Island in New Zealand

Frenchmans Cap, also known as Kahakaha, is a high rock stack island located in the Hauraki Gulf of New Zealand, off the eastern coast of Waiheke Island.

== Geography ==

The island is located in the inner Hauraki Gulf, between eastern Waiheke Island, Pakatoa Island and Rotoroa Island, due east of Taniwhanui Point. The island is small and steep, reaching a height of 20 m. It is composed of Waipapa Terrane greywacke, red chert and argillite. The island has a shallow cave to the northeast. The closest island is Pakatoa Island, located 850 m away.

== Etymology ==

The island's English language name refers to the conical shape of the island, resembling a bonnet rouge.
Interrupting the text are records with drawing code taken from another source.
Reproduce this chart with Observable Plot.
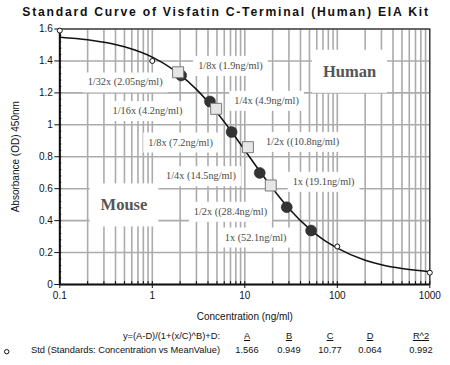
<!DOCTYPE html>
<html>
<head>
<meta charset="utf-8">
<script src="https://cdn.jsdelivr.net/npm/d3@7"></script>
<script src="https://cdn.jsdelivr.net/npm/@observablehq/plot@0.6"></script>
<style>
  html, body { margin: 0; padding: 0; background: white; }
  #wrap { position: relative; width: 450px; height: 365px; overflow: hidden; font-family: "Liberation Sans", Arial, sans-serif; }
  #title { position: absolute; left: 1px; top: 5.5px; width: 450px; text-align: center; font-weight: bold; font-size: 12.2px; line-height: 12px; letter-spacing: 1.75px; color: #111; }
  .t { position: absolute; font-size: 9.3px; line-height: 10px; color: #111; white-space: nowrap; }
  .r { transform: translateX(-100%); }
  .c { transform: translateX(-50%); }
  .u { text-decoration: underline; }
  #chart { position: absolute; left: 0; top: 0; }
</style>
</head>
<body>
<div id="wrap">
  <div id="chart"></div>
  <div id="title">Standard Curve of Visfatin C-Terminal (Human) EIA Kit</div>
  <div id="table"></div>
</div>
<script>
// ---- data ----
const stdConc = [0.1, 1, 100, 1000];
const stdOD = [1.59, 1.40, 0.238, 0.074];

const mouseConc = [2.05, 4.2, 7.2, 14.5, 28.4, 52.1];
const mouseOD = [1.309, 1.146, 0.955, 0.699, 0.484, 0.338];

const humanConc = [1.9, 4.9, 10.8, 19.1];
const humanOD = [1.329, 1.100, 0.860, 0.620];

const curveConc = [0.1, 0.2, 0.5, 1, 2, 3, 5, 7, 10, 15, 20, 30, 50, 70, 100, 200, 300, 500, 1000];
const curveOD = [1.549, 1.533, 1.489, 1.424, 1.313, 1.222, 1.077, 0.966, 0.841, 0.698, 0.601, 0.476, 0.348, 0.282, 0.228, 0.152, 0.124, 0.100, 0.080];

const labelText = ["1/8x (1.9ng/ml)", "1/4x (4.9ng/ml)", "1/2x ((10.8ng/ml)", "1x (19.1ng/ml)",
                   "1/32x (2.05ng/ml)", "1/16x (4.2ng/ml)", "1/8x (7.2ng/ml)", "1/4x (14.5ng/ml)", "1/2x ((28.4ng/ml)", "1x (52.1ng/ml)"];
const labelX = [7.0, 17.2, 42.1, 71, 0.509, 0.887, 2.02, 3.36, 7.0, 13.1];
const labelY = [1.371, 1.152, 0.895, 0.645, 1.267, 1.088, 0.891, 0.680, 0.457, 0.296];

const groupText = ["Human", "Mouse"];
const groupX = [135.5, 0.494];
const groupY = [1.334, 0.497];

const xTickLabels = [0.1, 1, 10, 100, 1000];
const yTickLabels = [0, 0.2, 0.4, 0.6, 0.8, 1, 1.2, 1.4, 1.6];

const paramNames = ["A", "B", "C", "D", "R^2"];
const paramValues = ["1.566", "0.949", "10.77", "0.064", "0.992"];
const equationText = "y=(A-D)/(1+(x/C)^B)+D:";
const seriesName = "Std (Standards: Concentration vs MeanValue)";

// ---- tables built from the arrays ----
const std = stdConc.map((x, i) => ({x, y: stdOD[i]}));
const mouse = mouseConc.map((x, i) => ({x, y: mouseOD[i]}));
const human = humanConc.map((x, i) => ({x, y: humanOD[i]}));
const curve = curveConc.map((x, i) => ({x, y: curveOD[i]}));
const labels = labelText.map((t, i) => ({t, x: labelX[i], y: labelY[i]}));
const groups = groupText.map((t, i) => ({t, x: groupX[i], y: groupY[i]}));

const xMinor = d3.scaleLog().domain([0.1, 1000]).ticks(10);
const yMinor = d3.range(0, 1.6001, 0.04);

const gridColor = "#ababab";

const chart = Plot.plot({
  width: 450,
  height: 365,
  marginTop: 28.5,
  marginBottom: 81,
  marginLeft: 59.3,
  marginRight: 20.7,
  style: {fontFamily: "'Liberation Sans', Arial, sans-serif", fontSize: "10px", color: "#111", background: "white"},
  x: {type: "log", domain: [0.1, 1000]},
  y: {domain: [0, 1.6]},
  marks: [
    Plot.gridX(xMinor, {stroke: gridColor, strokeOpacity: 1, strokeWidth: 1.6}),
    Plot.gridY(yTickLabels, {stroke: gridColor, strokeOpacity: 1, strokeWidth: 1.6}),
    Plot.text(labels, {x: "x", y: "y", text: "t", className: "lbl", fontFamily: "'Liberation Serif', 'Times New Roman', serif", fontSize: 10.3, fill: "#4a4a4a"}),
    Plot.text(groups, {x: "x", y: "y", text: "t", className: "grp", fontFamily: "'Liberation Serif', 'Times New Roman', serif", fontSize: 16.5, fontWeight: "bold", fill: "#555"}),
    Plot.frame({stroke: "#111", strokeWidth: 1}),
    Plot.ruleX([0.1], {stroke: "#111", strokeWidth: 2}),
    Plot.ruleY([0], {stroke: "#111", strokeWidth: 2}),
    Plot.axisX(xTickLabels, {tickFormat: d => String(d), tickSize: 4, tickPadding: 3, label: "Concentration (ng/ml)", labelAnchor: "center", labelOffset: 35, labelArrow: false, fontSize: 10}),
    Plot.axisX(xMinor, {tickSize: 3, dy: -3, text: null, label: null}),
    Plot.axisY(yTickLabels, {tickFormat: d => String(d), tickSize: 5, tickPadding: 2, label: "Absorbance (OD) 450nm", labelAnchor: "center", labelOffset: 48, labelArrow: false, fontSize: 10}),
    Plot.axisY(yMinor, {tickSize: 2, dx: 2, text: null, label: null}),
    Plot.line(curve, {x: "x", y: "y", stroke: "#111", strokeWidth: 1.5, curve: "monotone-x"}),
    Plot.dot(std, {x: "x", y: "y", r: 2.5, stroke: "#111", strokeWidth: 1, fill: "white"}),
    Plot.dot(mouse, {x: "x", y: "y", r: 5.5, fill: "#333", stroke: "#222", strokeWidth: 0.5}),
    Plot.dot(human, {x: "x", y: "y", symbol: "square", r: 6.2, fill: "#e6e6e6", stroke: "#7a7a7a", strokeWidth: 1})
  ]
});
document.getElementById("chart").append(chart);

// white boxes behind the annotation labels (they interrupt the grid as in the reference)
d3.select(chart).selectAll("g.lbl, g.grp").each(function () {
  const g = d3.select(this);
  const big = this.classList.contains("grp");
  const px = big ? 11 : 5, py = big ? 12 : 4;
  const texts = g.selectAll("text").nodes();
  texts.forEach(t => {
    const b = t.getBBox();
    g.insert("rect", ":first-child")
      .attr("x", b.x - px).attr("y", b.y - py)
      .attr("width", b.width + 2 * px).attr("height", b.height + 2 * py)
      .attr("fill", "white")
      .attr("transform", t.getAttribute("transform"));
  });
});

// parameter table under the chart
const table = d3.select("#table");
const colX = [247, 289, 330, 370, 421];
table.append("div").attr("class", "t r").style("left", "220px").style("top", "330.5px").text(equationText);
table.append("div").attr("class", "t r").style("left", "220px").style("top", "344.5px").text(seriesName);
paramNames.forEach((n, i) => {
  table.append("div").attr("class", "t c u").style("left", colX[i] + "px").style("top", "330.5px").text(n);
  table.append("div").attr("class", "t c").style("left", colX[i] + "px").style("top", "344.5px").text(paramValues[i]);
});
d3.select("#wrap").append("svg").attr("width", 10).attr("height", 10)
  .style("position", "absolute").style("left", "2px").style("top", "347px")
  .append("circle").attr("cx", 4.7).attr("cy", 4.7).attr("r", 2.2)
  .attr("fill", "white").attr("stroke", "#111").attr("stroke-width", 1);
</script>
</body>
</html>
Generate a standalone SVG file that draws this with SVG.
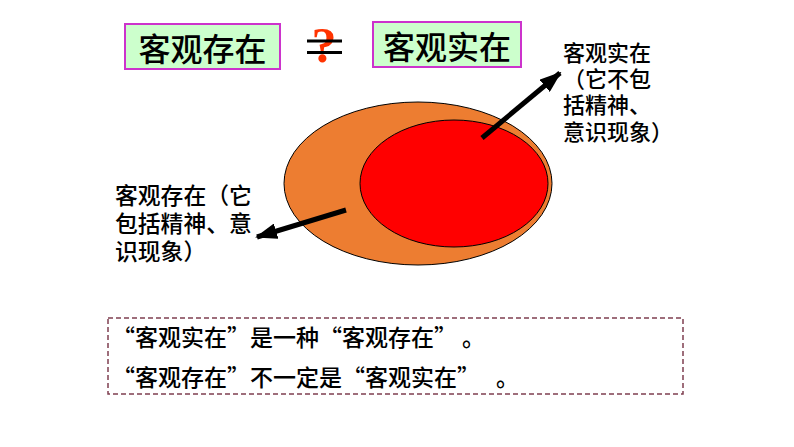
<svg xmlns="http://www.w3.org/2000/svg" width="794" height="447" viewBox="0 0 794 447">
<style>
.cjk{font-family:"Noto Sans CJK SC","Noto Sans",sans-serif;fill:#000;font-weight:500}
.box{fill:#ccffcc;stroke:#cc33cc;stroke-width:2}
.title{font-size:32px;text-anchor:middle}
.lbl{font-size:22px}
.note{font-size:23px}
.conn{stroke:#000;stroke-width:5;fill:none;marker-end:url(#ah)}
</style>
<defs>
<marker id="ah" markerUnits="userSpaceOnUse" markerWidth="22" markerHeight="16" refX="20" refY="8" orient="auto">
<path d="M0,0 L22,8 L0,16 Z" fill="#000"/>
</marker>
</defs>
<rect width="794" height="447" fill="#fff"/>
<g id="box-cunzai">
<rect class="box" x="125" y="24" width="155" height="45"/>
<text class="cjk title" x="202.5" y="61">客观存在</text>
</g>
<g id="neq">
<text x="324" y="62" font-family="Liberation Serif,serif" font-weight="bold" font-size="50" fill="#ff3300" text-anchor="middle">?</text>
<line x1="307" y1="41" x2="342" y2="41" stroke="#000" stroke-width="3"/>
<line x1="307" y1="52.5" x2="342" y2="52.5" stroke="#000" stroke-width="3"/>
</g>
<g id="box-shizai">
<rect class="box" x="373" y="22" width="148" height="45"/>
<text class="cjk title" x="447" y="59">客观实在</text>
</g>
<g id="outer-ellipse">
<ellipse cx="418" cy="183.5" rx="134" ry="81.5" fill="#ed7d31" stroke="#000" stroke-width="1"/>
</g>
<g id="inner-ellipse">
<ellipse cx="454" cy="183.5" rx="94" ry="63.5" fill="#ff0000" stroke="#000" stroke-width="1"/>
</g>
<g id="connectors">
<line class="conn" x1="482" y1="138" x2="560" y2="73"/>
<line class="conn" x1="346" y1="210" x2="257" y2="237"/>
</g>
<g id="label-shizai">
<text class="cjk lbl" x="563" y="60.5">客观实在</text>
<text class="cjk lbl" x="563" y="86.5">（它不包</text>
<text class="cjk lbl" x="563" y="113">括精神、</text>
<text class="cjk lbl" x="563" y="140">意识现象）</text>
</g>
<g id="label-cunzai">
<text class="cjk lbl" x="115" y="203.5" style="font-size:22.8px">客观存在（它</text>
<text class="cjk lbl" x="115" y="231.5" style="font-size:22.8px">包括精神、意</text>
<text class="cjk lbl" x="115" y="260" style="font-size:22.8px">识现象）</text>
</g>
<g id="note">
<rect x="108" y="318" width="575" height="76" fill="none" stroke="#7f3f50" stroke-width="1.5" stroke-dasharray="5,3"/>
<text class="cjk note" x="112" y="345.5">“客观实在”是一种“客观存在”</text>
<text class="cjk note" x="462" y="345.5">。</text>
<text class="cjk note" x="112" y="386">“客观存在”不一定是“客观实在”</text>
<text class="cjk note" x="496" y="386">。</text>
</g>
</svg>
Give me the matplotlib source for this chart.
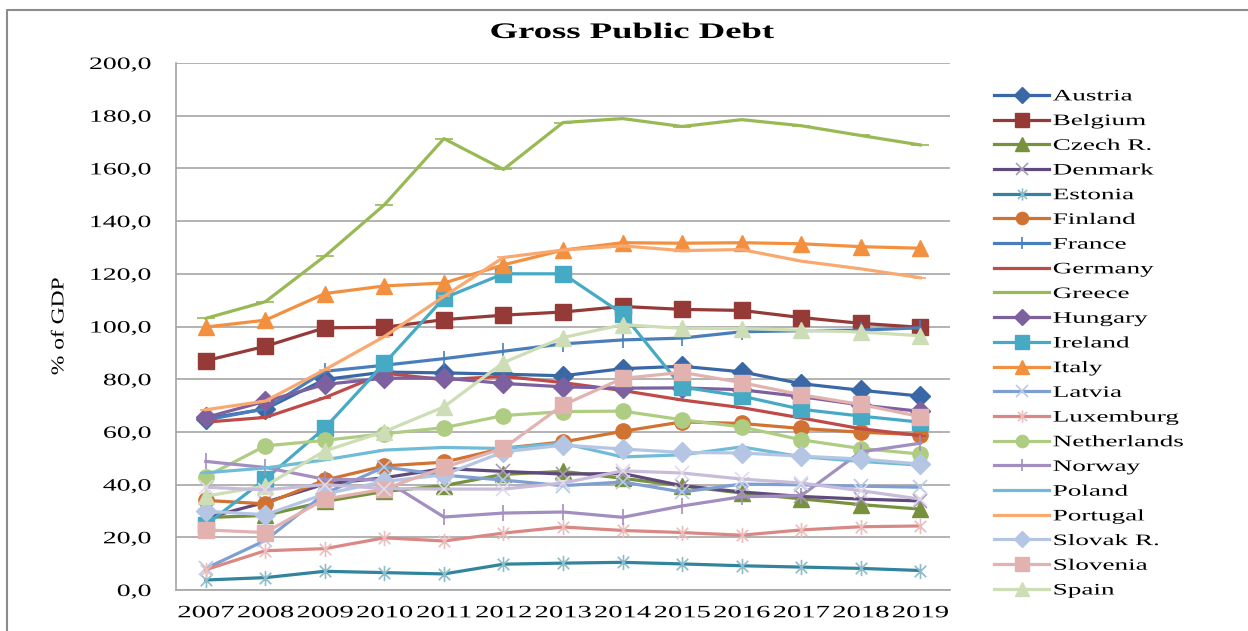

The etymology of the Māori language name is uncertain.

== Biodiversity ==

Much of the island is dominated by coastal forest and exotic grasses, with some native plants including Pseudopanax lessonii, Pittosporum crassifolium, Metrosideros excelsa and Coprosma repens. The herb Wahlenbergia vernicosa, at risk of decline, can also be found on the island. The island is a nesting area for smaller seabirds, including the New Zealand dotterel, variable oystercatcher, the black-backed gull, Caspian tern and the white-fronted tern.

== History ==

The island was purchased in 1845 by Charles Mcintosh in a private transaction with members of Ngāi Tai ki Tāmaki and Ngāti Pāoa, along with neighbouring Rotoroa Island. In 1849, the Crown Grants Commission failed to confirm this sale, and designated the island to be surplus land, becoming Crown land.

Since 1993, the Department of Conservation has maintained rat traps on the island, having only caught one rat between 1993 and 2024. The island is currently administered by the Auckland Council, classified as a marine Significant Ecological Area.